Plusieurs hommes sont du même avis. Christian Kianda, ingénieur agronome, assure : "Toutes les familles polygames ont connu des divisions une fois que le père est enterré. Cette réforme (envisagée de la loi, Ndlr) va aussi rappeler à l’ordre ceux qui ont des maîtresses et font des enfants qui sont ensuite souvent la risée de leurs camarades." Beluxe Okana, un monogame, ajoute : "Certains ne sont pas conscients des risques, en particulier celui de propager le sida, qu’ils courent et font courir aux autres."

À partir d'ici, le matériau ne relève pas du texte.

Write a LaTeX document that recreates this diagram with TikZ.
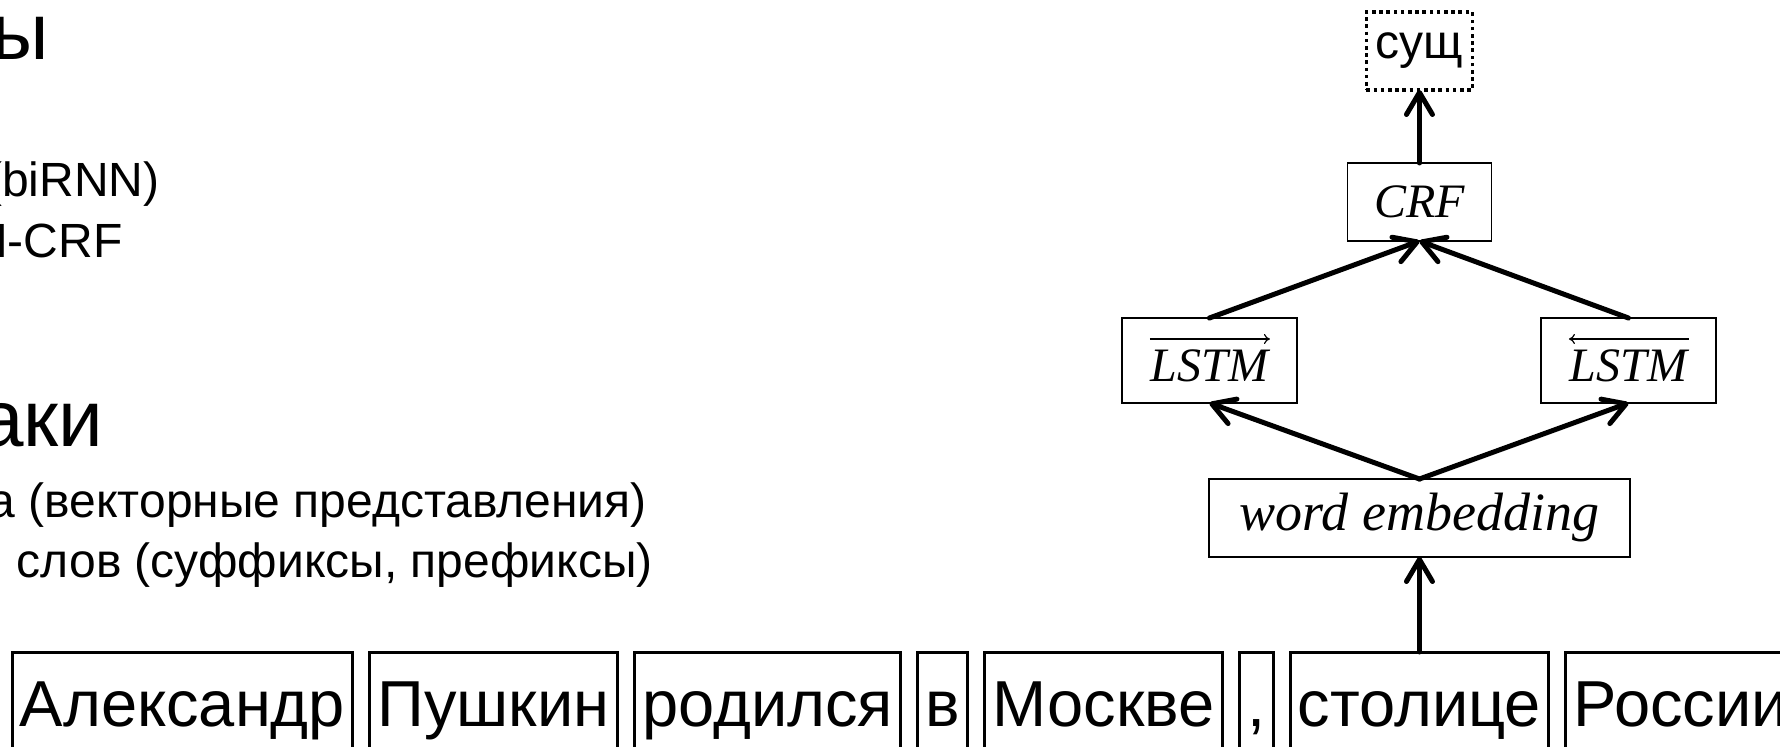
\documentclass[tikz,border=0pt]{standalone}
\usepackage{fontspec}
\setmainfont{Liberation Sans}
\newfontfamily\labelfont{Liberation Serif}
\usetikzlibrary{arrows.meta,positioning}

\begin{document}
\begin{tikzpicture}[
    x=0.5pt,y=0.5pt,
    node distance=8.5pt,
    word/.style={rectangle,draw,line width=1.5pt,outer sep=0pt,inner xsep=3.9pt,inner ysep=12.6pt,text height=24.4pt,text depth=8pt,font=\fontsize{32.5}{39}\selectfont},
    layer/.style={rectangle,draw,line width=0.75pt,outer sep=0pt,inner sep=0pt,minimum height=39pt,font=\labelfont\itshape\fontsize{24}{29}\selectfont},
    lstm/.style={layer,minimum width=87.5pt,minimum height=42.5pt,text height=21pt,text depth=0pt,
        path picture={\draw[line width=0.6pt,#1] ([xshift=14pt,yshift=-10.5pt]path picture bounding box.north west) -- ([xshift=-13.5pt,yshift=-10.5pt]path picture bounding box.north east);}},
    tagbox/.style={rectangle,draw,line width=1.8pt,dash pattern=on 1.8pt off 1.8pt,outer sep=0pt,inner sep=0pt,minimum width=53pt,minimum height=39pt,font=\fontsize{24}{29}\selectfont},
    heading/.style={inner sep=0pt,anchor=base east,font=\fontsize{40}{48}\selectfont},
    bullet/.style={inner sep=0pt,anchor=base east,font=\fontsize{24}{29}\selectfont},
    arrow/.style={-{Straight Barb[length=11pt,width=13pt,round]},line width=2.5pt,line cap=round}
]
\useasboundingbox (0,0) rectangle (1780,-747);

% Slide text (cut at the left edge)
\node[heading] (h1) at (49,-60) {ы};
\node[bullet] (b1) at (160,-197) {(biRNN)};
\node[bullet] (b2) at (123,-258) {N-CRF};
\node[heading] (h2) at (104,-447) {аки};
\node[bullet] (b3) at (647,-517) {а (векторные представления)};
\node[bullet] (b4) at (653,-577) {слов (суффиксы, префиксы)};

% Sentence
\node[word,anchor=north west] (w1) at (12,-652) {Александр};
\node[word,right=of w1] (w2) {Пушкин};
\node[word,right=of w2] (w3) {родился};
\node[word,right=of w3] (w4) {в};
\node[word,right=of w4] (w5) {Москве};
\node[word,right=of w5] (w6) {,};
\node[word,right=of w6] (w7) {столице};
\node[word,right=of w7] (w8) {России};

% Network
\node[layer,above=47.5pt of w7,minimum width=210.5pt,font=\labelfont\itshape\fontsize{27}{32}\selectfont] (emb) {word embedding};
\node[lstm={-{To[length=3pt,width=5pt]}},above=38pt of emb,xshift=-105pt] (fwd) {LSTM};
\node[lstm={{To[length=3pt,width=5pt]}-},above=38pt of emb,xshift=104.5pt] (bwd) {LSTM};
\node[layer,above=119pt of emb,minimum width=72pt] (crf) {CRF};
\node[tagbox,above=36.5pt of crf] (tag) {сущ};

% Arrows
\draw[arrow] (w7.north) -- (emb.south);
\draw[arrow] (emb.north) -- (fwd.south);
\draw[arrow] (emb.north) -- (bwd.south);
\draw[arrow] (fwd.north) -- (crf.south);
\draw[arrow] (bwd.north) -- (crf.south);
\draw[arrow] (crf.north) -- (tag.south);

\end{tikzpicture}
\end{document}
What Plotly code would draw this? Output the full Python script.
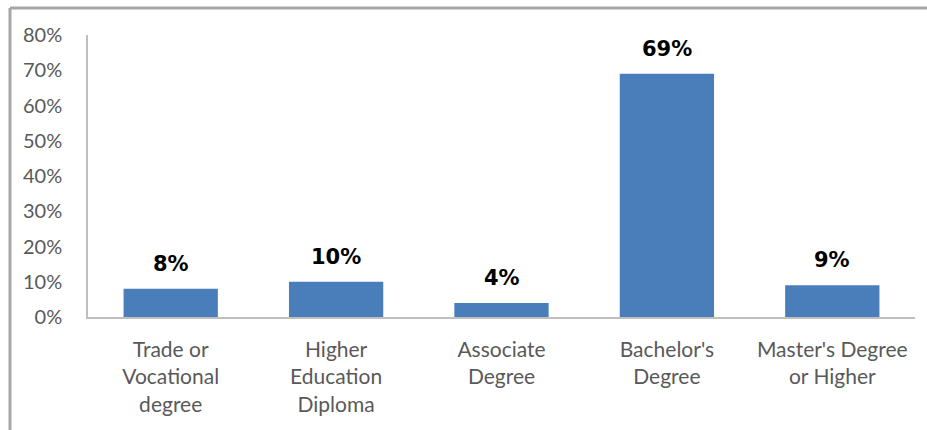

Les jeunes qui refusent la polygamie ont, dans certains cas, le soutien de leurs parents qui redoutent d’avoir à payer plusieurs fois la dot. Ils bénéficient aussi de l’appui des milieux religieux. Pour le pasteur Kinouani de la paroisse de Makélékélé, interdire la polygamie serait en somme naturel. "Dieu a donné un seul cœur à l’homme. Comment est-il possible d’aimer deux femmes de la même façon ? Il y a forcément une injustice qui se ressent aussi au niveau des enfants. La loi mettra certes du temps à s’appliquer, mais je pense sincèrement que les choses vont changer surtout avec le coût de la vie aujourd’hui."